Return only those lines from the line containing "Give me the Chart.js source for this chart." to the line containing "s.paddingTop = 0;", both included, and please omit the pictures.

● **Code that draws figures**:
******************************

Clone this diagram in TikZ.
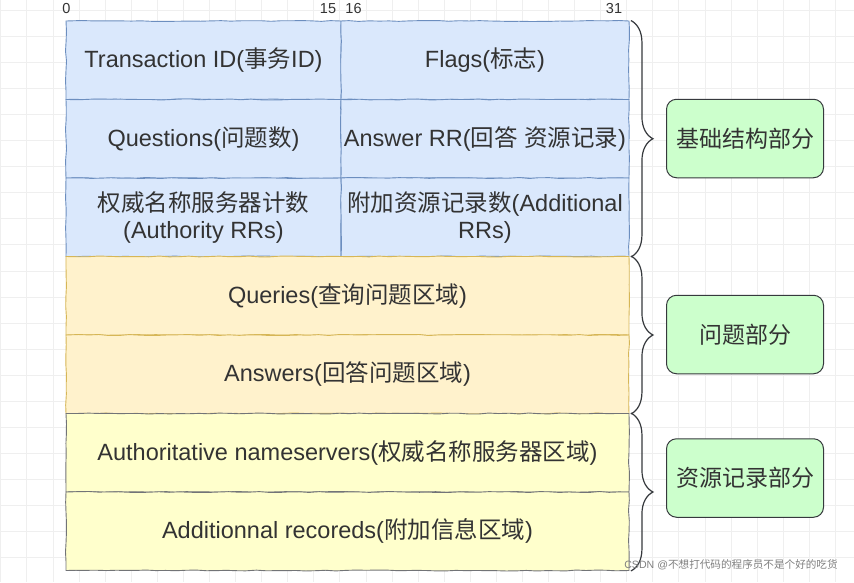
\documentclass[tikz,border=0pt]{standalone}
\usepackage{fontspec}
\setmainfont{Liberation Sans}
\newfontfamily\cjk{Noto Sans CJK SC}
\newcommand{\zh}[1]{{\cjk #1}}
\usetikzlibrary{decorations.pathreplacing,decorations.pathmorphing}
\definecolor{ink}{HTML}{333333}
\definecolor{bluefill}{HTML}{DAE8FC}
\definecolor{bluedraw}{HTML}{6C8EBF}
\definecolor{orangefill}{HTML}{FFF2CC}
\definecolor{orangedraw}{HTML}{D6B656}
\definecolor{yellowfill}{HTML}{FFFFCC}
\definecolor{darkdraw}{HTML}{36393D}
\definecolor{greenfill}{HTML}{CCFFCC}
\definecolor{gridline}{HTML}{EFEFEF}
\tikzset{
  cell/.style={draw, line width=0.9pt, inner sep=0pt, minimum height=78.5pt,
    align=center, text=ink, font=\fontsize{23.5}{27}\selectfont,
    decorate, decoration={random steps, segment length=10pt, amplitude=0.5pt}},
  leftcell/.style={cell, minimum width=275pt},
  rightcell/.style={cell, minimum width=288pt},
  widecell/.style={cell, minimum width=563pt},
  basecell/.style={fill=bluefill, draw=bluedraw},
  querycell/.style={fill=orangefill, draw=orangedraw},
  rrcell/.style={fill=yellowfill, draw=darkdraw!70},
  part/.style={draw=darkdraw, fill=greenfill, line width=1pt, rounded corners=10pt,
    minimum width=157pt, minimum height=78.5pt, text=ink,
    font=\fontsize{23}{26}\selectfont\cjk},
  bracket/.style={draw=darkdraw, line width=1.2pt, decorate,
    decoration={brace, amplitude=22pt}},
  bitnum/.style={text=ink, inner sep=0pt, font=\fontsize{14.5}{14.5}\selectfont}
}
\begin{document}
\begin{tikzpicture}[x=1pt,y=-1pt]
  \fill[white] (0,0) rectangle (854,582);
  \useasboundingbox (0,0) rectangle (854,582);
  \foreach \i in {0,...,32}
    \draw[gridline, line width=0.6pt] (0.7+26.08*\i,0) -- (0.7+26.08*\i,582);
  \foreach \j in {0,...,22}
    \draw[gridline, line width=0.6pt] (0,10+26.08*\j) -- (854,10+26.08*\j);

  \node[bitnum] (b0) at (66.5,9) {0};
  \node[bitnum] (b15) at (328,9) {15};
  \node[bitnum] (b16) at (353.5,9) {16};
  \node[bitnum] (b31) at (614,9) {31};

  \node[leftcell, basecell] (tid) at (203.5,60.25) {Transaction ID(\zh{事务}ID)};
  \node[rightcell, basecell] (flags) at (485,60.25) {Flags(\zh{标志})};
  \node[leftcell, basecell] (qdcount) at (203.5,138.75) {Questions(\zh{问题数})};
  \node[rightcell, basecell] (ancount) at (485,138.75) {Answer RR(\zh{回答} \zh{资源记录})};
  \node[leftcell, basecell] (nscount) at (203.5,217.25) {\zh{权威名称服务器计数}\\(Authority RRs)};
  \node[rightcell, basecell] (arcount) at (485,217.25) {\zh{附加资源记录数}(Additional\\RRs)};
  \node[widecell, querycell] (queries) at (347.5,295.75) {Queries(\zh{查询问题区域})};
  \node[widecell, querycell] (answers) at (347.5,374.25) {Answers(\zh{回答问题区域})};
  \node[widecell, rrcell] (authns) at (347.5,452.75) {Authoritative nameservers(\zh{权威名称服务器区域})};
  \node[widecell, rrcell] (addrec) at (347.5,531.25) {Additionnal recoreds(\zh{附加信息区域})};

  \node[part] (header) at (745,138.5) {基础结构部分};
  \node[part] (question) at (745,334.5) {问题部分};
  \node[part] (resource) at (745,478) {资源记录部分};

  \draw[bracket] ([xshift=1.5pt]flags.north east) -- ([xshift=1.5pt]arcount.south east);
  \draw[bracket] ([xshift=1.5pt]queries.north east) -- ([xshift=1.5pt]answers.south east);
  \draw[bracket] ([xshift=1.5pt]authns.north east) -- ([xshift=1.5pt]addrec.south east);

  \node[text=gray, inner sep=0pt, font=\fontsize{10.6}{11}\selectfont] (mark) at (731,565)
    {CSDN @\zh{不想打代码的程序员不是个好的吃货}};
\end{tikzpicture}
\end{document}
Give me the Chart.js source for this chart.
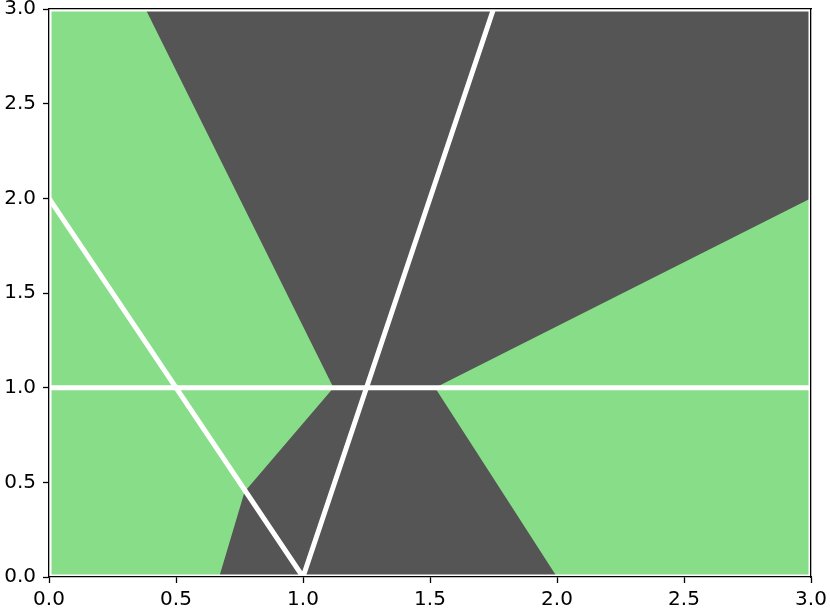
<!DOCTYPE html>
<html>
<head>
<meta charset="utf-8">
<script src="https://cdn.jsdelivr.net/npm/chart.js@4/dist/chart.umd.min.js"></script>
<style>
  html, body { margin: 0; padding: 0; background: #ffffff; }
  #wrap { width: 830px; height: 610px; }
</style>
</head>
<body>
<div id="wrap"><canvas id="c" width="830" height="610"></canvas></div>
<script>
// ---- data ----
const tickValues = [0, 0.5, 1.0, 1.5, 2.0, 2.5, 3.0];
const tickLabels = ["0.0", "0.5", "1.0", "1.5", "2.0", "2.5", "3.0"];

// background (green) region: whole domain
const greenRegionX = [0, 3, 3, 0, 0];
const greenRegionY = [0, 0, 3, 3, 0];

// dark region polygon
const grayRegionX = [0.38, 3.0, 3.0, 1.52, 2.0, 0.67, 0.77, 1.12, 0.38];
const grayRegionY = [3.0, 3.0, 2.0, 1.0, 0.0, 0.0, 0.45, 1.0, 3.0];

// white lines
const hLineX = [0, 3];
const hLineY = [1, 1];
const vLineX = [0, 1, 1.75];
const vLineY = [2, 0, 3];

// frame (white inner margin)
const frameX = [0, 3, 3, 0, 0];
const frameY = [0, 0, 3, 3, 0];

const GREEN = 'rgb(136,222,136)';
const GRAY = 'rgb(85,85,85)';

function pts(xs, ys) { return xs.map((x, i) => ({ x: x, y: ys[i] })); }

const baseDs = {
  type: 'scatter', showLine: true, pointRadius: 0, pointHoverRadius: 0,
  xAxisID: 'x', yAxisID: 'y', tension: 0
};

const FONT = { family: 'DejaVu Sans', size: 20 };

function noPad(s) { s.paddingTop = 0; s.paddingBottom = 0; s.paddingLeft = 0; s.paddingRight = 0; }

new Chart(document.getElementById('c'), {
  type: 'scatter',
  data: {
    datasets: [
      Object.assign({}, baseDs, {
        data: pts(greenRegionX, greenRegionY), order: 5,
        borderWidth: 0, borderColor: 'rgba(0,0,0,0)', backgroundColor: GREEN, fill: 'shape', clip: 0
      }),
      Object.assign({}, baseDs, {
        data: pts(grayRegionX, grayRegionY), order: 4,
        borderWidth: 0, borderColor: 'rgba(0,0,0,0)', backgroundColor: GRAY, fill: 'shape', clip: 0
      }),
      Object.assign({}, baseDs, {
        data: pts(frameX, frameY), order: 3,
        borderWidth: 5, borderColor: '#ffffff', fill: false, clip: 0
      }),
      Object.assign({}, baseDs, {
        data: pts(hLineX, hLineY), order: 2,
        borderWidth: 5, borderColor: '#ffffff', fill: false, clip: 0, borderCapStyle: 'butt'
      }),
      Object.assign({}, baseDs, {
        data: pts(vLineX, vLineY), order: 1,
        borderWidth: 5, borderColor: '#ffffff', fill: false, clip: 0,
        borderJoinStyle: 'miter', borderCapStyle: 'butt'
      })
    ]
  },
  options: {
    responsive: false,
    animation: false,
    devicePixelRatio: 1,
    layout: { padding: { top: 9, right: 19, left: 0, bottom: 0 } },
    plugins: { legend: { display: false }, tooltip: { enabled: false } },
    scales: {
      x: {
        type: 'linear', position: 'bottom', min: 0, max: 3,
        afterBuildTicks: (s) => { s.ticks = tickValues.map(v => ({ value: v })); },
        ticks: {
          color: '#000', font: FONT, padding: 5, maxRotation: 0,
          callback: (v) => tickLabels[tickValues.indexOf(v)] ?? ''
        },
        grid: { display: true, drawOnChartArea: false, drawTicks: true, tickLength: 6, tickWidth: 1.3, tickColor: '#000' },
        border: { display: true, color: '#000', width: 1.3, z: 1 },
        afterFit: (s) => { s.height = 33; noPad(s); }
      },
      y: {
        type: 'linear', position: 'left', min: 0, max: 3,
        afterBuildTicks: (s) => { s.ticks = tickValues.map(v => ({ value: v })); },
        ticks: {
          color: '#000', font: FONT, padding: 7,
          callback: (v) => tickLabels[tickValues.indexOf(v)] ?? ''
        },
        grid: { display: true, drawOnChartArea: false, drawTicks: true, tickLength: 6, tickWidth: 1.3, tickColor: '#000' },
        border: { display: true, color: '#000', width: 1.3, z: 1 },
        afterFit: (s) => { s.width = 49; noPad(s); }
      },
      x2: {
        type: 'linear', position: 'top', min: 0, max: 3,
        ticks: { display: false },
        grid: { display: false },
        border: { display: true, color: '#000', width: 1.3, z: 1 },
        afterFit: (s) => { s.height = 0; noPad(s); }
      },
      y2: {
        type: 'linear', position: 'right', min: 0, max: 3,
        ticks: { display: false },
        grid: { display: false },
        border: { display: true, color: '#000', width: 1.3, z: 1 },
        afterFit: (s) => { s.width = 0; noPad(s); }
      }
    }
  }
});
</script>
</body>
</html>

******************************

● **Result**:
Give me the Chart.js source for this chart.
<!DOCTYPE html>
<html>
<head>
<meta charset="utf-8">
<script src="https://cdn.jsdelivr.net/npm/chart.js@4/dist/chart.umd.min.js"></script>
<style>
  html, body { margin: 0; padding: 0; background: #ffffff; }
  #wrap { width: 830px; height: 610px; }
</style>
</head>
<body>
<div id="wrap"><canvas id="c" width="830" height="610"></canvas></div>
<script>
// ---- data ----
const tickValues = [0, 0.5, 1.0, 1.5, 2.0, 2.5, 3.0];
const tickLabels = ["0.0", "0.5", "1.0", "1.5", "2.0", "2.5", "3.0"];

// background (green) region: whole domain
const greenRegionX = [0, 3, 3, 0, 0];
const greenRegionY = [0, 0, 3, 3, 0];

// dark region polygon
const grayRegionX = [0.38, 3.0, 3.0, 1.52, 2.0, 0.67, 0.77, 1.12, 0.38];
const grayRegionY = [3.0, 3.0, 2.0, 1.0, 0.0, 0.0, 0.45, 1.0, 3.0];

// white lines
const hLineX = [0, 3];
const hLineY = [1, 1];
const vLineX = [0, 1, 1.75];
const vLineY = [2, 0, 3];

// frame (white inner margin)
const frameX = [0, 3, 3, 0, 0];
const frameY = [0, 0, 3, 3, 0];

const GREEN = 'rgb(136,222,136)';
const GRAY = 'rgb(85,85,85)';

function pts(xs, ys) { return xs.map((x, i) => ({ x: x, y: ys[i] })); }

const baseDs = {
  type: 'scatter', showLine: true, pointRadius: 0, pointHoverRadius: 0,
  xAxisID: 'x', yAxisID: 'y', tension: 0
};

const FONT = { family: 'DejaVu Sans', size: 20 };

function noPad(s) { s.paddingTop = 0; s.paddingBottom = 0; s.paddingLeft = 0; s.paddingRight = 0; }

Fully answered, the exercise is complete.